The Governor’s Salmon Recovery Office has reported that it is seeing some returns on its two decades of investment, but the results remain uneven.

While some salmon populations, such as Hood Canal summer chum, are not only improving but very nearly reaching their recovery goals, other populations, such as Puget Sound chinook and steelhead, have been classified as “below goal” and “getting worse,” even though they’re already classified as endangered species. What does this mean for Jefferson County specifically?


The Hood Canal Salmon Enhancement Group received four of the seven grants that the state Salmon Recovery Funding Board gave to groups in Jefferson County this past year.

Seth Elsen, program development lead for the Hood Canal Salmon Enhancement Group and the Salmon Center, described what he sees as a “positive trend” in the results achieved by “groups like ours.”

“Restoring the salmon’s habitat tends to give them a better foothold than trying to supplement their numbers,” Elsen said. “Every salmon lays thousands of eggs that go back into the system. The better the habitat, the better their chances for survival.”

Elsen cited climate change as a complicating factor, noting that streamflows have gone from being driven by snowmelt to being subject to more flash surges after heavy rainstorms, the latter of which scours out salmon nests and makes streams more difficult for salmon to navigate.

“They’re fighting against a current that’s more high-velocity and harder-flowing,” Elsen said.

Although limited budgets have precluded the Salmon Center from expanding its scope to species such as Puget Sound steelhead, Elsen believes Washington could be in the midst of a “slowly creeping recovery,” and credited state and federal agencies with heading in “a good direction so far.”

With possible changes coming on the federal level, Elsen suggested that those residents who are interested should contact their lawmakers and request that productive salmon recovery programs continue.


Johnpaul Davies, owner of Key City Fish, sees not just a singular environment, but a “super-complex river system, made up of countless individual ecosystems,” some of which are in decline, while others are not.

“The good news is that reclamation programs have been a demonstrated success,” Davies said, “but we haven’t had a blockbuster for five years.
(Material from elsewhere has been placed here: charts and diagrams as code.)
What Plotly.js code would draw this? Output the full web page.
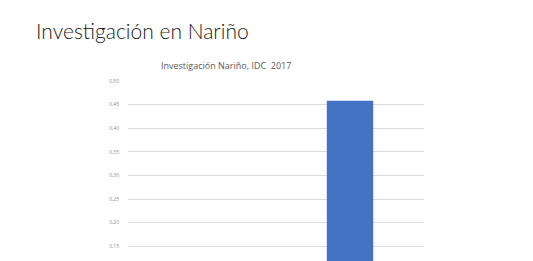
<!DOCTYPE html>
<html><head><meta charset="utf-8">
<script src="https://cdn.plot.ly/plotly-3.0.1.min.js"></script>
<style>html,body{margin:0;padding:0;width:533px;height:261px;overflow:hidden;background:#fff}</style>
</head><body>
<div id="chart" style="width:533px;height:357px"></div>
<script>
var categories = ["Promedio", "Nariño"];
var values = [0.10, 0.458];
var slideTitle = "Investigación en Nariño";
var chartTitle = "Investigación Nariño, IDC  2017";

var trace = {
  type: "bar", x: categories, y: values,
  marker: {color: "#4472C4"}, hoverinfo: "skip"
};
var layout = {
  width: 533, height: 357,
  margin: {l: 128, r: 109, t: 81, b: 40},
  paper_bgcolor: "#fff", plot_bgcolor: "#fff",
  separators: ",.",
  bargap: 0.6865,
  showlegend: false,
  title: {text: slideTitle, xref: "container", yref: "container",
          x: 36/533, xanchor: "left", y: 1 - 32/357, yanchor: "middle",
          font: {family: "Lato", size: 21, color: "#1a1a1a", weight: 300}},
  xaxis: {showgrid: false, zeroline: false, showline: true, linecolor: "#d9d9d9",
          showticklabels: false},
  yaxis: {range: [0, 0.5], dtick: 0.05, tickformat: ".2f",
          gridcolor: "#d9d9d9", gridwidth: 1, zeroline: false, showline: false,
          ticks: "outside", ticklen: 7, tickcolor: "rgba(0,0,0,0)",
          tickfont: {family: "Open Sans", size: 5, color: "#8c8c8c"}},
  annotations: [{text: chartTitle, xref: "paper", yref: "paper",
                 x: (226-128)/296, y: 1 + (81-66)/236, xanchor: "center", yanchor: "middle",
                 showarrow: false,
                 font: {family: "Open Sans", size: 9, color: "#595959"}}]
};
Plotly.newPlot("chart", [trace], layout, {displayModeBar: false, staticPlot: true});
</script>
</body></html>
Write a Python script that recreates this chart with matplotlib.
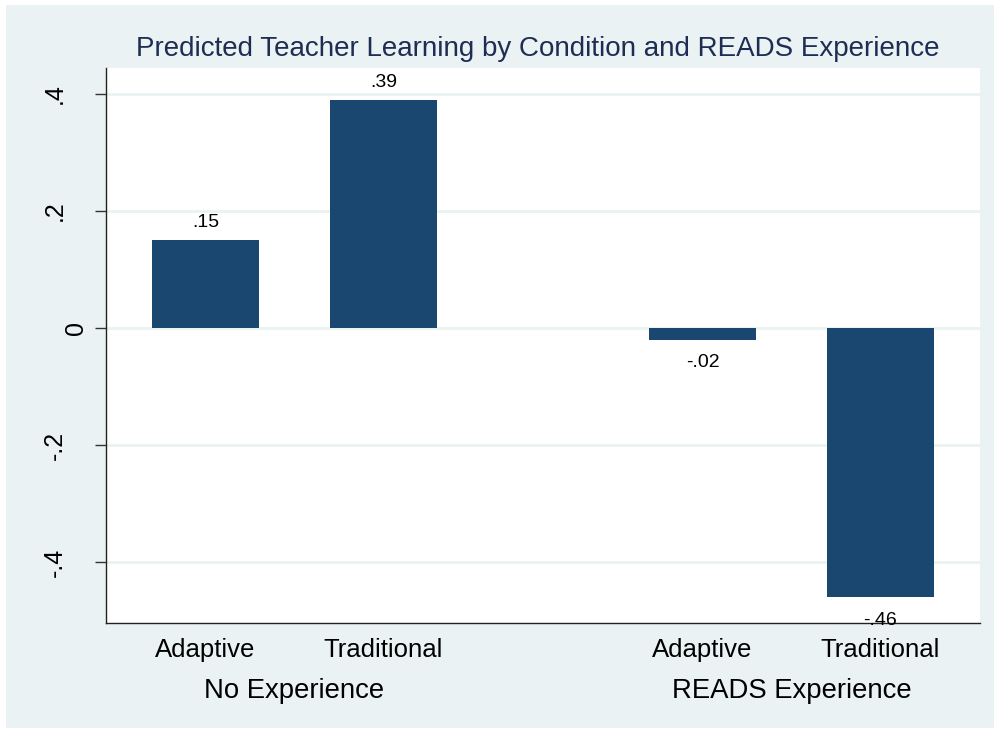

We’ve seen diminishing yields.”

Davies deemed fisheries such as Key City to be “well positioned” to take advantage of the available supply, but he also acknowledged that his is a relatively smaller fleet.

“We’re not regional,” Davies said. “The bulk of our fish are local.”

Davies praised Native American tribes for their stewardship of salmon.

“We like the way they manage to create year-round availability,” Davies said. “It helps when your seafood is not only local, but fresh as well. You don’t have to tell your customers, ‘Sorry, we caught our entire haul in March.’”

In addition to factors such as global warming, Davies pointed out that even the best fishing seasons tend to be cyclical.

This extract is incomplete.